===== Data section

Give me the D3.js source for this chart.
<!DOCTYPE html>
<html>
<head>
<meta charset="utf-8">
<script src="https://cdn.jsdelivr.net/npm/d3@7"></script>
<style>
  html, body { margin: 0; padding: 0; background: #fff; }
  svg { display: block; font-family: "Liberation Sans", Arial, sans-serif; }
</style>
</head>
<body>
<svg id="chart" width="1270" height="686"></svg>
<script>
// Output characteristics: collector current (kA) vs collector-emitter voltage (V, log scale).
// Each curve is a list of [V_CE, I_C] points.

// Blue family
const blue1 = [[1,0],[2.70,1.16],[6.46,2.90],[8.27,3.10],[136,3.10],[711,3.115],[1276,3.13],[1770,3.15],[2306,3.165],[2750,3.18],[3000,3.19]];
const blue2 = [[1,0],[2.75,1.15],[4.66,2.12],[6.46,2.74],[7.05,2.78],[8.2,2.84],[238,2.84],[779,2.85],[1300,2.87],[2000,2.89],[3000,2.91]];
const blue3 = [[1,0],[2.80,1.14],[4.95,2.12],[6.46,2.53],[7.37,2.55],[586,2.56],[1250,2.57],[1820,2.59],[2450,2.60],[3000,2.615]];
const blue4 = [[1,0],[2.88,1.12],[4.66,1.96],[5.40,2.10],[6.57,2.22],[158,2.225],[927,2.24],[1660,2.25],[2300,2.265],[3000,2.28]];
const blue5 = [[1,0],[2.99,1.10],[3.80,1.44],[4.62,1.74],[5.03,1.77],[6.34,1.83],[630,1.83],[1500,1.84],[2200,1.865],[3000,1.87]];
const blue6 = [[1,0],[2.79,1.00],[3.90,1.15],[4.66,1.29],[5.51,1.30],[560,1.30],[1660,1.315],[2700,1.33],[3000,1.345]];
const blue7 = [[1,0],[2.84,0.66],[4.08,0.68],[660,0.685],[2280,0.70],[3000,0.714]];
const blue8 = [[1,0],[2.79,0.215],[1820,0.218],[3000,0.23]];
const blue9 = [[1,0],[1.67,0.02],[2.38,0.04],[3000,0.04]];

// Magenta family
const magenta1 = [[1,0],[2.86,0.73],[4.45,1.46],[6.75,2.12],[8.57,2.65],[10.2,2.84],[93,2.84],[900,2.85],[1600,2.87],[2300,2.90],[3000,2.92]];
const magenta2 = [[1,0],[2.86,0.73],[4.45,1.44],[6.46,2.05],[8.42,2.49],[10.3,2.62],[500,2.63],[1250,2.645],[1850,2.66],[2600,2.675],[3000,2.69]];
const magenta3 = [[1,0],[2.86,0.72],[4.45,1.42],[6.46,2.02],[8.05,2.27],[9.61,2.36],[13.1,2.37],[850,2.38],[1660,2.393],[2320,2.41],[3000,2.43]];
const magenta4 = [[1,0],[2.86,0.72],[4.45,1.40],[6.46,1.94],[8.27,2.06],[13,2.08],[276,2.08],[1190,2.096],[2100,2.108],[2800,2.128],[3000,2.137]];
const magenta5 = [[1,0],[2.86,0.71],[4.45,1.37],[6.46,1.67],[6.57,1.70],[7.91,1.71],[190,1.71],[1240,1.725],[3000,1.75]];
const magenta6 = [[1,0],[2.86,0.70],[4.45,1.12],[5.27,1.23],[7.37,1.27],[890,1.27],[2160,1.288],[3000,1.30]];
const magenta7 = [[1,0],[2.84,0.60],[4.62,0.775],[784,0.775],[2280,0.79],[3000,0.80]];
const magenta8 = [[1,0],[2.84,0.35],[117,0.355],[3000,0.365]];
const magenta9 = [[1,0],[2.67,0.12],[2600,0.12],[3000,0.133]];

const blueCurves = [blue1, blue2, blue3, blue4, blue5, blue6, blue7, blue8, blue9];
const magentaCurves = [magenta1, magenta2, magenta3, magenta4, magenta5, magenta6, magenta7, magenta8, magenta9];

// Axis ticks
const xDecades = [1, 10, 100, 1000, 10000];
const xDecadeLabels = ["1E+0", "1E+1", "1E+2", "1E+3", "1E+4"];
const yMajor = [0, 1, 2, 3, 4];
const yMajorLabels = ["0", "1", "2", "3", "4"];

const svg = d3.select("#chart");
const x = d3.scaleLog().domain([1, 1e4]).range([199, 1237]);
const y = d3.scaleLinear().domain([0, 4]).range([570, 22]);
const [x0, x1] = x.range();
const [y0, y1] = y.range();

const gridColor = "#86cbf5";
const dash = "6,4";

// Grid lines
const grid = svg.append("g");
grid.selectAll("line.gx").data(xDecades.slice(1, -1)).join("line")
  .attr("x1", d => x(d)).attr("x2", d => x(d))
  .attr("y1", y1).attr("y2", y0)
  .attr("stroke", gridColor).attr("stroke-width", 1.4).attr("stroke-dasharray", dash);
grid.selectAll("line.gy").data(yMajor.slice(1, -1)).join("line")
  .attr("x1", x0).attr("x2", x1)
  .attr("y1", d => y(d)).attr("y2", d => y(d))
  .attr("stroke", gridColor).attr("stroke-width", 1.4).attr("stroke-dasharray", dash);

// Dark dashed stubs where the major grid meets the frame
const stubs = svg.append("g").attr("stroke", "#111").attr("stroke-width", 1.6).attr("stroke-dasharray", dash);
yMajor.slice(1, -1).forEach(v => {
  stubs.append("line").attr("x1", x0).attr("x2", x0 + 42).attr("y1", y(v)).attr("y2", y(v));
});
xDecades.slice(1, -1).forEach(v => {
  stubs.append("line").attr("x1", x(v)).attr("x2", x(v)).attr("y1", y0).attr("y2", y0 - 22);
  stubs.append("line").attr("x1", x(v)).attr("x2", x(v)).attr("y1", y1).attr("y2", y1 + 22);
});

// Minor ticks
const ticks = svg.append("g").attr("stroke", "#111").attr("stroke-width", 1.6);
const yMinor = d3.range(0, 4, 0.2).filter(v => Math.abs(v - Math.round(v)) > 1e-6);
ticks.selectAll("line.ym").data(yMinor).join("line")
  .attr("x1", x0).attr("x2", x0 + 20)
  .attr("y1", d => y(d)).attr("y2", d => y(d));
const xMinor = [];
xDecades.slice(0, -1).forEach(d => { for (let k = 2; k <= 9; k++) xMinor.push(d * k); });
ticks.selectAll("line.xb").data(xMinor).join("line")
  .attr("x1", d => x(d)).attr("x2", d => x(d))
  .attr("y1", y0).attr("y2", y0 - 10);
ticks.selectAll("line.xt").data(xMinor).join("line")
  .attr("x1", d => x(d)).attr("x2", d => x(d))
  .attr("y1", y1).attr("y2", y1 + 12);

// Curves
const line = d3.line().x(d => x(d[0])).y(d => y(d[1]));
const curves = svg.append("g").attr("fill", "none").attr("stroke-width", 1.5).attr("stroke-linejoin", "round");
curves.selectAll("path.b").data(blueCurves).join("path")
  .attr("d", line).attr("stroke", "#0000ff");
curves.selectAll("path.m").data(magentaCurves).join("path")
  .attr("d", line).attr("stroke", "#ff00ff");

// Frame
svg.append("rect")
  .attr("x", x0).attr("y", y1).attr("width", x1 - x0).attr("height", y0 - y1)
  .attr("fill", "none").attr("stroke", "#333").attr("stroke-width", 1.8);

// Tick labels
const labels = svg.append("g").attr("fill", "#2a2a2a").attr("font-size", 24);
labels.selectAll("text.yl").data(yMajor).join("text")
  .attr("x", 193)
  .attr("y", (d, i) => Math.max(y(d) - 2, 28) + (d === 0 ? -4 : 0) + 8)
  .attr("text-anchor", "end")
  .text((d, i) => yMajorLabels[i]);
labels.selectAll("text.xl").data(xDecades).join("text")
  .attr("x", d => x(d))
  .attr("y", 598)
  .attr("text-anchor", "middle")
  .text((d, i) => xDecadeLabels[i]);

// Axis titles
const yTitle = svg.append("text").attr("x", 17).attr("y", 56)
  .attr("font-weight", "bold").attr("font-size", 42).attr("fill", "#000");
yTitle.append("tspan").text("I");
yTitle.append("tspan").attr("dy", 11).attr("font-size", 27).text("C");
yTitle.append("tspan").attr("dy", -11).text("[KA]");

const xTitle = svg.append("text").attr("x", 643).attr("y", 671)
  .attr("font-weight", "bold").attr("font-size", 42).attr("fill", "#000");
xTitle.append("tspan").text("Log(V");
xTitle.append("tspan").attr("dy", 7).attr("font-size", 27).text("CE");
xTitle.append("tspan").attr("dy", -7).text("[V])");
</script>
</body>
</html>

==========

• [Short exercise]: Reproduce, please, the lines of the material from its first line down to the line containing "const blue9 = [[1,0],[1.67,0.02],[2.38,0.04],[3000,0.04]];", keeping both ends and nothing beyond them.

• [Exercise output]:
Give me the D3.js source for this chart.
<!DOCTYPE html>
<html>
<head>
<meta charset="utf-8">
<script src="https://cdn.jsdelivr.net/npm/d3@7"></script>
<style>
  html, body { margin: 0; padding: 0; background: #fff; }
  svg { display: block; font-family: "Liberation Sans", Arial, sans-serif; }
</style>
</head>
<body>
<svg id="chart" width="1270" height="686"></svg>
<script>
// Output characteristics: collector current (kA) vs collector-emitter voltage (V, log scale).
// Each curve is a list of [V_CE, I_C] points.

// Blue family
const blue1 = [[1,0],[2.70,1.16],[6.46,2.90],[8.27,3.10],[136,3.10],[711,3.115],[1276,3.13],[1770,3.15],[2306,3.165],[2750,3.18],[3000,3.19]];
const blue2 = [[1,0],[2.75,1.15],[4.66,2.12],[6.46,2.74],[7.05,2.78],[8.2,2.84],[238,2.84],[779,2.85],[1300,2.87],[2000,2.89],[3000,2.91]];
const blue3 = [[1,0],[2.80,1.14],[4.95,2.12],[6.46,2.53],[7.37,2.55],[586,2.56],[1250,2.57],[1820,2.59],[2450,2.60],[3000,2.615]];
const blue4 = [[1,0],[2.88,1.12],[4.66,1.96],[5.40,2.10],[6.57,2.22],[158,2.225],[927,2.24],[1660,2.25],[2300,2.265],[3000,2.28]];
const blue5 = [[1,0],[2.99,1.10],[3.80,1.44],[4.62,1.74],[5.03,1.77],[6.34,1.83],[630,1.83],[1500,1.84],[2200,1.865],[3000,1.87]];
const blue6 = [[1,0],[2.79,1.00],[3.90,1.15],[4.66,1.29],[5.51,1.30],[560,1.30],[1660,1.315],[2700,1.33],[3000,1.345]];
const blue7 = [[1,0],[2.84,0.66],[4.08,0.68],[660,0.685],[2280,0.70],[3000,0.714]];
const blue8 = [[1,0],[2.79,0.215],[1820,0.218],[3000,0.23]];
const blue9 = [[1,0],[1.67,0.02],[2.38,0.04],[3000,0.04]];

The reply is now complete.